> [DATA LISTING]
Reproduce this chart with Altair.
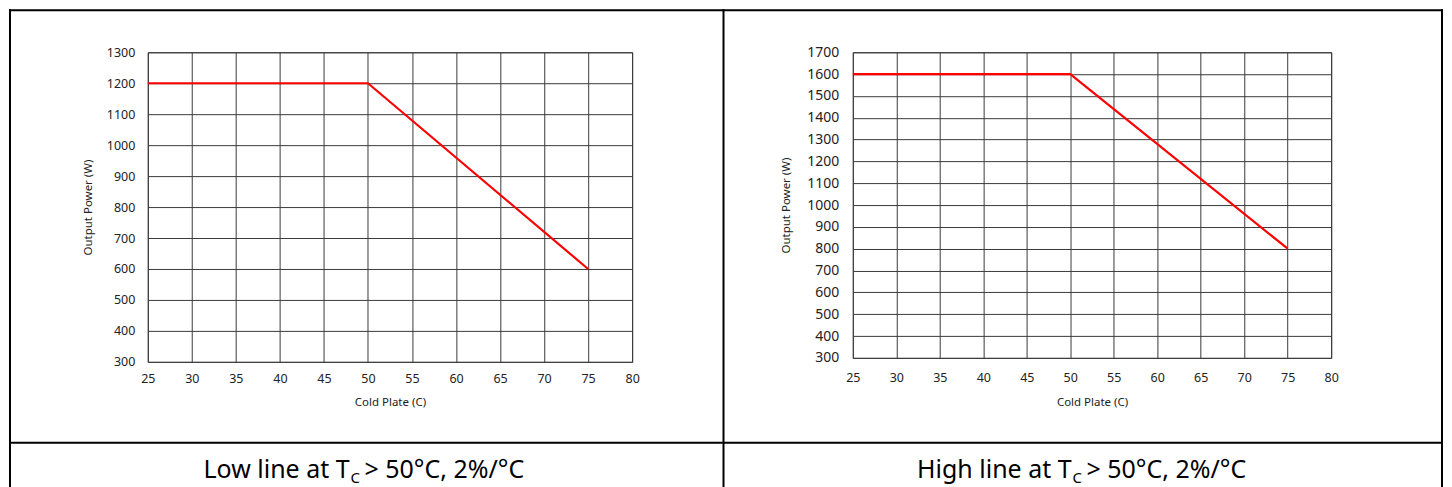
import altair as alt
import pandas as pd

# ---------------- data ----------------
cold_plate = [25, 50, 75]
low_line_power = [1200, 1200, 600]
high_line_power = [1600, 1600, 800]
x_ticks = [25, 30, 35, 40, 45, 50, 55, 60, 65, 70, 75, 80]
low_y_ticks = [300, 400, 500, 600, 700, 800, 900, 1000, 1100, 1200, 1300]
high_y_ticks = [300, 400, 500, 600, 700, 800, 900, 1000, 1100, 1200,
                1300, 1400, 1500, 1600, 1700]
x_title = "Cold Plate (C)"
y_title = "Output Power (W)"
caption_heads = ["Low line at T", "High line at T"]
caption_sub = "C"
caption_tail = "> 50°C, 2%/°C"

# ---------------- style ----------------
FONT = "Noto Sans"
GRID = "#3a3a3a"
LABEL = "#222222"
RED = "#ff0000"

dummy = pd.DataFrame({"d": [0]})


def panel(values, yticks, w, h, ylab_size, ylab_pad, xlab_pad, ytitle_x, xtitle_y):
    df = pd.DataFrame({"t": cold_plate, "p": values})
    return alt.Chart(df).mark_line(color=RED, strokeWidth=2.2).encode(
        x=alt.X(
            "t:Q",
            scale=alt.Scale(domain=[x_ticks[0], x_ticks[-1]], nice=False, zero=False),
            axis=alt.Axis(
                values=x_ticks, format="d", title=x_title, grid=True, gridColor=GRID,
                gridOpacity=1, gridWidth=1, domain=False, ticks=False,
                labelFont=FONT, labelFontSize=12.5, labelColor=LABEL,
                labelPadding=xlab_pad, labelFlush=False, labelOverlap=False,
                titleFont=FONT, titleFontSize=11.5, titleFontWeight="normal",
                titleColor=LABEL, titleX=w / 2, titleY=xtitle_y,
                titleAlign="center", titleBaseline="middle",
            ),
        ),
        y=alt.Y(
            "p:Q",
            scale=alt.Scale(domain=[yticks[0], yticks[-1]], nice=False, zero=False),
            axis=alt.Axis(
                values=yticks, format="d", title=y_title, grid=True, gridColor=GRID,
                gridOpacity=1, gridWidth=1, domain=False, ticks=False,
                labelFont=FONT, labelFontSize=ylab_size, labelColor=LABEL,
                labelPadding=ylab_pad, labelFlush=False, labelOverlap=False,
                titleFont=FONT, titleFontSize=11.5, titleFontWeight="normal",
                titleColor=LABEL, titleX=ytitle_x, titleY=h / 2,
                titleAngle=270, titleAlign="center", titleBaseline="middle",
            ),
        ),
    ).properties(width=w, height=h)


def bar(x1, x2, y1, y2):
    # solid table-border segment drawn as a filled rectangle
    return alt.Chart(dummy).mark_rect(color="black", strokeWidth=0).encode(
        x=alt.value(x1), x2=alt.value(x2), y=alt.value(y1), y2=alt.value(y2))


def text(x, y, s, size, align):
    return alt.Chart(dummy).mark_text(
        font=FONT, fontSize=size, color="black", align=align, baseline="alphabetic"
    ).encode(x=alt.value(x), y=alt.value(y), text=alt.value(s))


# table frame, relative to left plot origin (left plot at page x=147, y=51)
L, R = -139, 1295
MID = 575.5
TOP, DIV, BOT = -43, 390, 436

frame = [
    bar(L, R + 2, TOP, TOP + 2),
    bar(L, R + 2, DIV, DIV + 2),
    bar(L, L + 2, TOP, BOT),
    bar(MID, MID + 2, TOP, BOT),
    bar(R, R + 2, TOP, BOT),
]

base_y = 426
captions = [
    text(202, base_y, caption_heads[0], 25, "right"),
    text(203, base_y + 5, caption_sub, 15, "left"),
    text(217, base_y, caption_tail, 25, "left"),
    text(925, base_y, caption_heads[1], 25, "right"),
    text(926, base_y + 5, caption_sub, 15, "left"),
    text(940, base_y, caption_tail, 25, "left"),
]

left = alt.layer(
    panel(low_line_power, low_y_ticks, 485, 310, 12.5, 13, 11, -59, 41),
    *frame, *captions,
)
right = panel(high_line_power, high_y_ticks, 479, 306, 14, 14, 14, -66, 45)

chart = alt.hconcat(left, right, spacing=221, bounds="flush").properties(
    padding=0
).configure_view(stroke=GRID, strokeWidth=1)

chart.save("out.html", embed_options={"renderer": "svg", "actions": False})
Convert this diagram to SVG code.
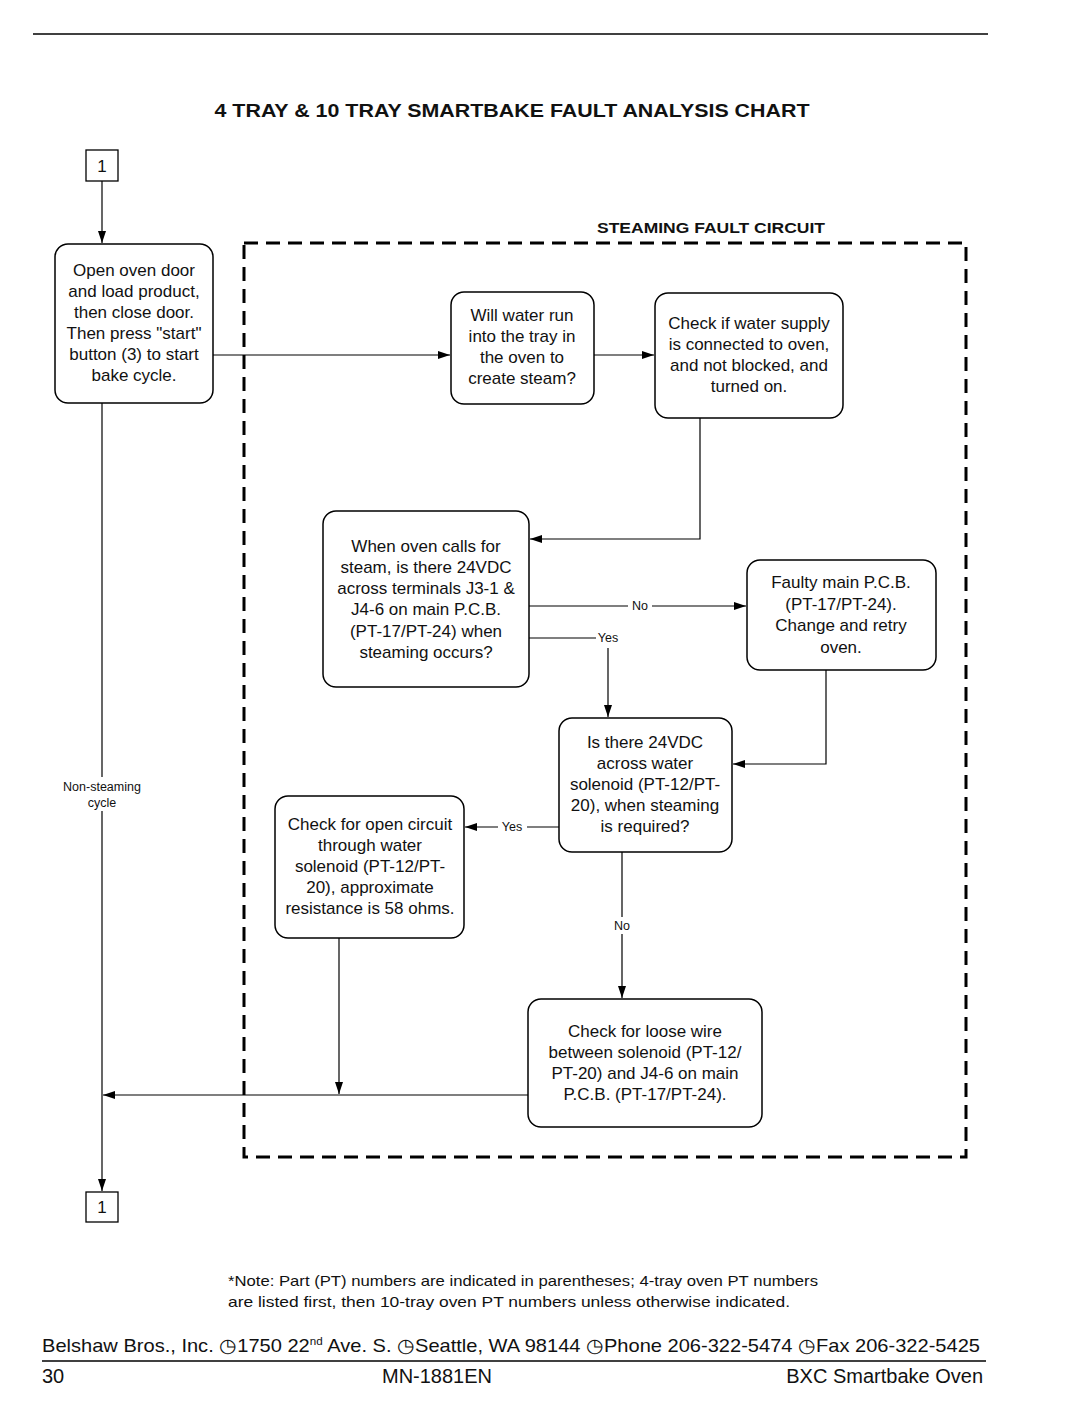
<svg xmlns="http://www.w3.org/2000/svg" width="1080" height="1425" viewBox="0 0 1080 1425">
<defs>
<marker id="arr" markerWidth="12" markerHeight="8" refX="12" refY="4" orient="auto" markerUnits="userSpaceOnUse">
<path d="M0,0 L12,4 L0,8 Z" fill="#000"/>
</marker>
<style>
.node rect{fill:#fff;stroke:#000;stroke-width:1.5}
.node text,.lbl{font-family:"Liberation Sans",Arial,sans-serif;font-size:17px;text-anchor:middle;fill:#111}
.conn path{fill:none;stroke:#000;stroke-width:1.2}
.conn path.a{marker-end:url(#arr)}
.lbl{font-size:12.5px}
.ft{font-family:"Liberation Sans",Arial,sans-serif;fill:#111}
</style>
</defs>
<rect width="1080" height="1425" fill="#fff"/>
<line x1="33" y1="34" x2="988" y2="34" stroke="#000" stroke-width="1.5"/>
<text x="512" y="117" class="ft" font-size="19" font-weight="bold" text-anchor="middle" textLength="595" lengthAdjust="spacingAndGlyphs">4 TRAY &amp; 10 TRAY SMARTBAKE FAULT ANALYSIS CHART</text>

<g id="steaming-fault-circuit">
<rect x="244" y="243" width="722" height="914" fill="none" stroke="#000" stroke-width="3" stroke-dasharray="14 8"/>
<text x="711" y="233" class="ft" font-size="14" font-weight="bold" text-anchor="middle" textLength="228" lengthAdjust="spacingAndGlyphs">STEAMING FAULT CIRCUIT</text>
</g>

<g id="connectors" class="conn">
<path class="a" d="M102,181 L102,243"/>
<path class="a" d="M213,355 L450,355"/>
<path class="a" d="M594,355 L654,355"/>
<path class="a" d="M700,418 L700,539 L530,539"/>
<path class="a" d="M529,606 L628,606 M652,606 L746,606"/>
<path d="M529,638 L596,638"/>
<path class="a" d="M608,648 L608,717"/>
<path class="a" d="M826,670 L826,764 L733,764"/>
<path class="a" d="M559,827 L527,827 M498,827 L465,827"/>
<path class="a" d="M622,852 L622,917 M622,934 L622,998"/>
<path class="a" d="M339,938 L339,1094"/>
<path class="a" d="M528,1095 L103,1095"/>
<path d="M102,403 L102,777"/>
<path class="a" d="M102,811 L102,1191"/>
<text x="640" y="610" class="lbl">No</text>
<text x="608" y="642" class="lbl">Yes</text>
<text x="512" y="831" class="lbl">Yes</text>
<text x="622" y="930" class="lbl">No</text>
<text x="102" y="791" class="lbl">Non-steaming</text>
<text x="102" y="807" class="lbl">cycle</text>
</g>

<g id="connector-top" class="node">
<rect x="86" y="150" width="32" height="31" style="stroke-width:1.3"/>
<text x="102" y="172">1</text>
</g>

<g id="start" class="node">
<rect x="55" y="244" width="158" height="159" rx="13"/>
<text x="134" y="276">Open oven door</text>
<text x="134" y="297">and load product,</text>
<text x="134" y="318">then close door.</text>
<text x="134" y="339">Then press "start"</text>
<text x="134" y="360">button (3) to start</text>
<text x="134" y="381">bake cycle.</text>
</g>

<g id="will-water" class="node">
<rect x="451" y="292" width="143" height="112" rx="13"/>
<text x="522" y="321">Will water run</text>
<text x="522" y="342">into the tray in</text>
<text x="522" y="363">the oven to</text>
<text x="522" y="384">create steam?</text>
</g>

<g id="check-supply" class="node">
<rect x="655" y="293" width="188" height="125" rx="13"/>
<text x="749" y="329">Check if water supply</text>
<text x="749" y="350">is connected to oven,</text>
<text x="749" y="371">and not blocked, and</text>
<text x="749" y="392">turned on.</text>
</g>

<g id="when-oven" class="node">
<rect x="323" y="511" width="206" height="176" rx="13"/>
<text x="426" y="552">When oven calls for</text>
<text x="426" y="573">steam, is there 24VDC</text>
<text x="426" y="594">across terminals J3-1 &amp;</text>
<text x="426" y="615">J4-6 on main P.C.B.</text>
<text x="426" y="637">(PT-17/PT-24) when</text>
<text x="426" y="658">steaming occurs?</text>
</g>

<g id="faulty-pcb" class="node">
<rect x="747" y="560" width="189" height="110" rx="13"/>
<text x="841" y="588">Faulty main P.C.B.</text>
<text x="841" y="610">(PT-17/PT-24).</text>
<text x="841" y="631">Change and retry</text>
<text x="841" y="653">oven.</text>
</g>

<g id="is-there" class="node">
<rect x="559" y="718" width="173" height="134" rx="13"/>
<text x="645" y="748">Is there 24VDC</text>
<text x="645" y="769">across water</text>
<text x="645" y="790">solenoid (PT-12/PT-</text>
<text x="645" y="811">20), when steaming</text>
<text x="645" y="832">is required?</text>
</g>

<g id="open-circuit" class="node">
<rect x="275" y="796" width="189" height="142" rx="13"/>
<text x="370" y="830">Check for open circuit</text>
<text x="370" y="851">through water</text>
<text x="370" y="872">solenoid (PT-12/PT-</text>
<text x="370" y="893">20), approximate</text>
<text x="370" y="914">resistance is 58 ohms.</text>
</g>

<g id="loose-wire" class="node">
<rect x="528" y="999" width="234" height="128" rx="13"/>
<text x="645" y="1037">Check for loose wire</text>
<text x="645" y="1058">between solenoid (PT-12/</text>
<text x="645" y="1079">PT-20) and J4-6 on main</text>
<text x="645" y="1100">P.C.B. (PT-17/PT-24).</text>
</g>

<g id="connector-bottom" class="node">
<rect x="86" y="1192" width="32" height="30" style="stroke-width:1.3"/>
<text x="102" y="1213">1</text>
</g>

<g id="footer">
<text x="523" y="1286" class="ft" font-size="15" text-anchor="middle" textLength="590" lengthAdjust="spacingAndGlyphs">*Note: Part (PT) numbers are indicated in parentheses; 4-tray oven PT numbers</text>
<text x="509" y="1307" class="ft" font-size="15" text-anchor="middle" textLength="562" lengthAdjust="spacingAndGlyphs">are listed first, then 10-tray oven PT numbers unless otherwise indicated.</text>
<text x="42" y="1352" class="ft" font-size="19" textLength="938" lengthAdjust="spacingAndGlyphs">Belshaw Bros., Inc. ◷1750 22<tspan font-size="11" dy="-7">nd</tspan><tspan dy="7"> Ave. S. ◷Seattle, WA 98144 ◷Phone 206-322-5474 ◷Fax 206-322-5425</tspan></text>
<line x1="42" y1="1361" x2="986" y2="1361" stroke="#000" stroke-width="1.5"/>
<text x="42" y="1383" class="ft" font-size="20">30</text>
<text x="437" y="1383" class="ft" font-size="20" text-anchor="middle">MN-1881EN</text>
<text x="983" y="1383" class="ft" font-size="20" text-anchor="end">BXC Smartbake Oven</text>
</g>
</svg>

> [WHAT TO PRODUCE]
Quote, please, every line of the material above from its start through the line that has "import pandas as pd", reproducing the words exactly and dropping any images.

> [TASK OUTPUT]
Reproduce this chart with Altair.
import altair as alt
import pandas as pd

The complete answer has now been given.